In order for us to step upon the train platform of wonder and discovery, we need to temporarily set aside our script. We board the train without a ticket and wing it with the conductor. We get kicked off the train and discover that this quaint town in England is actually the home of my ancestors. In the world of magical thinking all kinds of exciting outcomes can occur. Not a for stucco the dam plan. Plans are scripts and plans are not inherently good or bad, structure is not inherently good or bad, what is good is that which serves our needs, and what is bad is that which takes away our joy. I have no desire to be buried in my plans. My desire is to use the elements of my plan as steppingstones to accelerate my progress along my life path. Going back to the example of pivoting, contacting the attorney, and now gaining momentum toward the development of a product that would allow me, with a bad knee, to go out and keep up with anyone on a mountain trail, elevates what was a thought into action. Right now I’m more interested in action that I am accountability. I can tell you this, action is a hell of a lot more fun and energizing and inspiring and motivating than accountability.
Time Management & ADHD Motivation
Us ADD’ers often stall because we lack motivation. There is a principal in permaculture, if you don’t know what it is you’ve set look it up, it says “the problem is the solution”. And what I’m finding is that if the problem is motivation all I have to do is tap into whatever I want to do in that moment and do it.
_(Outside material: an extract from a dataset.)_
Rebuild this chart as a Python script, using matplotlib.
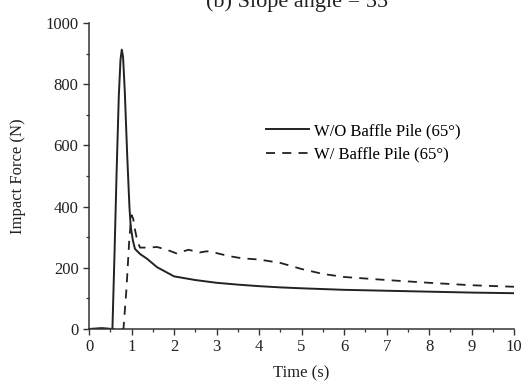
import matplotlib
matplotlib.use("Agg")
import matplotlib.pyplot as plt
from matplotlib.ticker import MultipleLocator

plt.rcParams['font.family'] = ['Liberation Serif', 'DejaVu Serif']

# Data
t_wo = [0.0, 0.3, 0.55, 0.6, 0.65, 0.7, 0.74, 0.77, 0.8, 0.84, 0.9, 0.95, 0.98, 1.03, 1.08,
        1.2, 1.36, 1.6, 2.0, 2.5, 3.0, 3.5, 4.0, 4.5, 5.0, 6.0, 7.0, 8.0, 9.0, 10.0]
f_wo = [0, 3, 0, 250, 520, 760, 880, 913, 890, 780, 560, 400, 336, 290, 262,
        245, 230, 202, 172, 160, 151, 145, 140, 136, 133, 128, 125, 122, 119, 117]

t_w = [0.0, 0.81, 0.88, 0.95, 1.0, 1.04, 1.08, 1.14, 1.2, 1.4, 1.6, 1.85, 2.06, 2.34, 2.6, 2.77,
       3.0, 3.3, 3.6, 4.0, 4.5, 5.0, 5.5, 6.0, 7.0, 8.0, 9.0, 10.0]
f_w = [0, 0, 130, 300, 372, 360, 325, 285, 266, 266, 268, 258, 247, 259, 250, 254,
       248, 238, 231, 227, 216, 196, 180, 170, 160, 151, 143, 138]

labels = ["W/O Baffle Pile (65°)", "W/ Baffle Pile (65°)"]

fig = plt.figure(figsize=(5.3, 3.81), dpi=100)
ax = fig.add_axes([0.168, 0.1365, 0.802, 0.8031])

ax.plot(t_wo, f_wo, color='#222222', lw=1.4, ls='-', label=labels[0])
ax.plot(t_w, f_w, color='#222222', lw=1.3, ls=(0, (5, 4)), label=labels[1])

ax.set_xlim(0, 10)
ax.set_ylim(0, 1000)
ax.xaxis.set_major_locator(MultipleLocator(1))
ax.xaxis.set_minor_locator(MultipleLocator(0.5))
ax.yaxis.set_major_locator(MultipleLocator(200))
ax.yaxis.set_minor_locator(MultipleLocator(100))

for s in ['top', 'right']:
    ax.spines[s].set_visible(False)
for s in ['left', 'bottom']:
    ax.spines[s].set_color('#333333')
    ax.spines[s].set_linewidth(1.1)

ax.tick_params(which='major', direction='out', length=4, width=1.0, colors='#333333',
               labelsize=12, labelcolor='#222222')
ax.tick_params(which='minor', direction='out', length=2.5, width=0.9, colors='#333333')

ax.set_xlabel("Time (s)", fontsize=12, color='#222222', labelpad=7)
ax.set_ylabel("Impact Force (N)", fontsize=12, color='#222222', labelpad=14)

ax.set_title("(b) Slope angle = 55°", fontsize=16, color='#222222', y=1.025)

leg = ax.legend(loc='upper left', bbox_to_anchor=(0.4, 0.695), frameon=False,
                fontsize=12, handlelength=2.6, handletextpad=0.3, labelspacing=0.45,
                borderaxespad=0)

fig.savefig("out.png", dpi=100)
The motivation is there. I know from my ADHD coaching so many of my clients get stuck with prioritization and motivation. And when that happens to us we are like stalled cars. And where the motivation gets blocked is in the key in our hand. Because if we don’t want to go where we “have to go” we will not even start our engines. But if we could just take a break and decide “I’m to go get an ice cream cone”, then there’s no end to the motivation that we could create. At least if I could get my engine started I could get my car going , and I can get used to being on the road. And after my ice cream cone I go to the hardware store by parts for my irrigation system.
The problem is the solution. When we have a lack of motivation we need to do what is inherently motivating for us in that moment. Screw the accountability, get on with the action, get on with our lives, get on with who we really are, and plan our lives around our authenticity.
Oh, and by the way, that irrigation project is done.